I declare exact the issue you mentioned in a submitted paper (mine is going to be published soon), and you solve my bottleneck in fqmul
. Please let me know your paper after you publish it, I am happy to cite it.
I had a precise Kyber range analysis, improve upon the paper of Bas Westerbaan: When to Barrett reduce in the inverse NTT, I hope I can apply it to the new approach.
Thank you very much. I will definitely mention you, and cite your work.
I declare exact the issue you mentioned in a submitted paper (mine is going to be published soon), and you solve my bottleneck in fqmul.
Great! Here's a complete patch, by the way:
#define fqmul(out, in, zeta, t) \
t.val[0] = (int16x8_t)vqdmulhq_s16(in, zeta); /* (2*a)_H */ \
t.val[1] = (int16x8_t)vmulq_s16(in, zeta); /* a_L */ \
t.val[2] = vmulq_s16(t.val[1], neon_qinv); /* a_L = a_L * QINV */ \
t.val[3] = (int16x8_t)vqdmulhq_s16(t.val[2], neon_kyberq); /* (2*a_L*Q)_H */ \
out = vhsubq_s16(t.val[0], t.val[3]); /* ((2*a)_H - (2*a_L*Q)_H)/2 */
This, of course, doesn't yet implement constant merging, though.
It would be interesting see what difference it actually makes on various CPUs. Since the bottleneck may be the multiplication sequence, rather than the boilerplate around it, it might not be as large as one would expect from the mere instruction count.
Please let me know your paper after you publish it, I am happy to cite it.
Yes, will do!
I'm fully aware that the specialty of AVX2 that they can multiply high or low in single instruction
Note that MVE and SVE also have separate high/low multiply instructions. It is also noteworthy that in contrast to AVX2, those instructions aren't limited to 16-bit lanes, which is of interest e.g. for Dilithium or an NTT-based implementation of Saber.
When looking through your code, I noticed that you often duplicate twiddle factors across vectors. Have you considered loading multiple twiddles into a single vector and using lane-indexed instructions? This should work for layers 0-4 and save you some instructions (and free up some vectors).

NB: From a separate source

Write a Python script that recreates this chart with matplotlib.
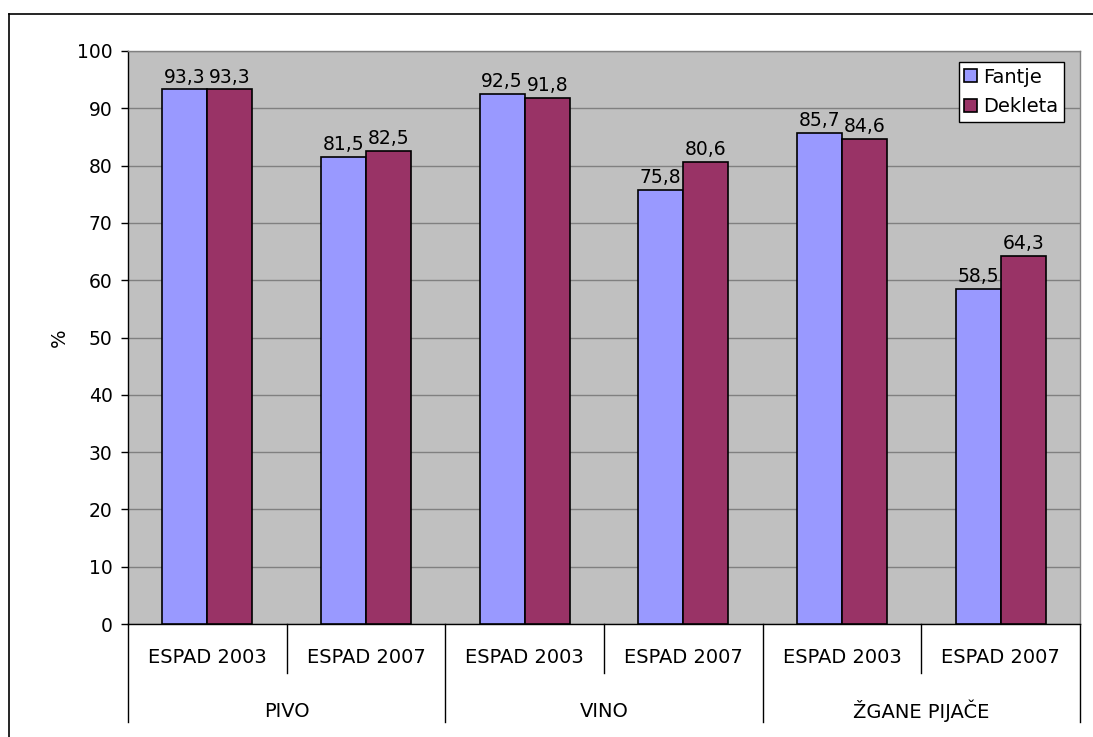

@cothan hello,is this "neon" version sensitive to big-endian and little-endian mode? https://github.com/cothan/kyber/tree/round3
Hi @Ruofei-Li,
I only test my code in A72 and Apple M1 so I use the default endian on such platform (whatever endian it is). You can feel free to make an issue over there if you find it bugs, or support mismatch endian.